SOURCE EXCERPT:
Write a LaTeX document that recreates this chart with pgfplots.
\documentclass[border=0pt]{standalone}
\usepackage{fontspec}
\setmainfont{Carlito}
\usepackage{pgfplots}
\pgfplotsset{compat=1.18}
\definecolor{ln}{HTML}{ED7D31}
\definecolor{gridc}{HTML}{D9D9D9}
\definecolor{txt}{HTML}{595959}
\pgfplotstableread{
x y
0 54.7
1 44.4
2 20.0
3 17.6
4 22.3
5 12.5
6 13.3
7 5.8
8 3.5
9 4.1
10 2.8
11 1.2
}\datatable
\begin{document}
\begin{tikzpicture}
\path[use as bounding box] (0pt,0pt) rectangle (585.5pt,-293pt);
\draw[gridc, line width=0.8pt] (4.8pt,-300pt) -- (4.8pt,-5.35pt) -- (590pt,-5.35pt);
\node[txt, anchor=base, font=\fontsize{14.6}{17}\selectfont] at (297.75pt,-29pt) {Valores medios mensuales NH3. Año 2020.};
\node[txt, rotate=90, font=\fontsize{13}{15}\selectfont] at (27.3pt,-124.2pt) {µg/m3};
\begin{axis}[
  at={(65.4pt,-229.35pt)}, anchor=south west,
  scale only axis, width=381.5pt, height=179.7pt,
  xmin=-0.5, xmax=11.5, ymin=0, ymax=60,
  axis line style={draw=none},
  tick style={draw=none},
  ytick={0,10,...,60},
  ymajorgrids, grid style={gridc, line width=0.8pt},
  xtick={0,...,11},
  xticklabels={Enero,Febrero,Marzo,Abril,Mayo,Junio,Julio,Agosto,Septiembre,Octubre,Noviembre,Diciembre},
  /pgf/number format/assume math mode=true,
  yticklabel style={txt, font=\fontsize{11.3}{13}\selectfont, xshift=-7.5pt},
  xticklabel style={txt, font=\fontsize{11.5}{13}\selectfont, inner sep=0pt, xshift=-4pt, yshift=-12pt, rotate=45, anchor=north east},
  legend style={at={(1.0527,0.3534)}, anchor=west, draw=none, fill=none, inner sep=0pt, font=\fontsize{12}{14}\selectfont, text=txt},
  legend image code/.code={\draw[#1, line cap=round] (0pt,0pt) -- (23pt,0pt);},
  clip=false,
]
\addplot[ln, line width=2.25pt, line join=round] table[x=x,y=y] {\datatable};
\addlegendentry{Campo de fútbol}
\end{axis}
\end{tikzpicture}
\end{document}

DIRECTIVE: Your task is to repeat the data exactly; please include every line.

OUTPUT:
Write a LaTeX document that recreates this chart with pgfplots.
\documentclass[border=0pt]{standalone}
\usepackage{fontspec}
\setmainfont{Carlito}
\usepackage{pgfplots}
\pgfplotsset{compat=1.18}
\definecolor{ln}{HTML}{ED7D31}
\definecolor{gridc}{HTML}{D9D9D9}
\definecolor{txt}{HTML}{595959}
\pgfplotstableread{
x y
0 54.7
1 44.4
2 20.0
3 17.6
4 22.3
5 12.5
6 13.3
7 5.8
8 3.5
9 4.1
10 2.8
11 1.2
}\datatable
\begin{document}
\begin{tikzpicture}
\path[use as bounding box] (0pt,0pt) rectangle (585.5pt,-293pt);
\draw[gridc, line width=0.8pt] (4.8pt,-300pt) -- (4.8pt,-5.35pt) -- (590pt,-5.35pt);
\node[txt, anchor=base, font=\fontsize{14.6}{17}\selectfont] at (297.75pt,-29pt) {Valores medios mensuales NH3. Año 2020.};
\node[txt, rotate=90, font=\fontsize{13}{15}\selectfont] at (27.3pt,-124.2pt) {µg/m3};
\begin{axis}[
  at={(65.4pt,-229.35pt)}, anchor=south west,
  scale only axis, width=381.5pt, height=179.7pt,
  xmin=-0.5, xmax=11.5, ymin=0, ymax=60,
  axis line style={draw=none},
  tick style={draw=none},
  ytick={0,10,...,60},
  ymajorgrids, grid style={gridc, line width=0.8pt},
  xtick={0,...,11},
  xticklabels={Enero,Febrero,Marzo,Abril,Mayo,Junio,Julio,Agosto,Septiembre,Octubre,Noviembre,Diciembre},
  /pgf/number format/assume math mode=true,
  yticklabel style={txt, font=\fontsize{11.3}{13}\selectfont, xshift=-7.5pt},
  xticklabel style={txt, font=\fontsize{11.5}{13}\selectfont, inner sep=0pt, xshift=-4pt, yshift=-12pt, rotate=45, anchor=north east},
  legend style={at={(1.0527,0.3534)}, anchor=west, draw=none, fill=none, inner sep=0pt, font=\fontsize{12}{14}\selectfont, text=txt},
  legend image code/.code={\draw[#1, line cap=round] (0pt,0pt) -- (23pt,0pt);},
  clip=false,
]
\addplot[ln, line width=2.25pt, line join=round] table[x=x,y=y] {\datatable};
\addlegendentry{Campo de fútbol}
\end{axis}
\end{tikzpicture}
\end{document}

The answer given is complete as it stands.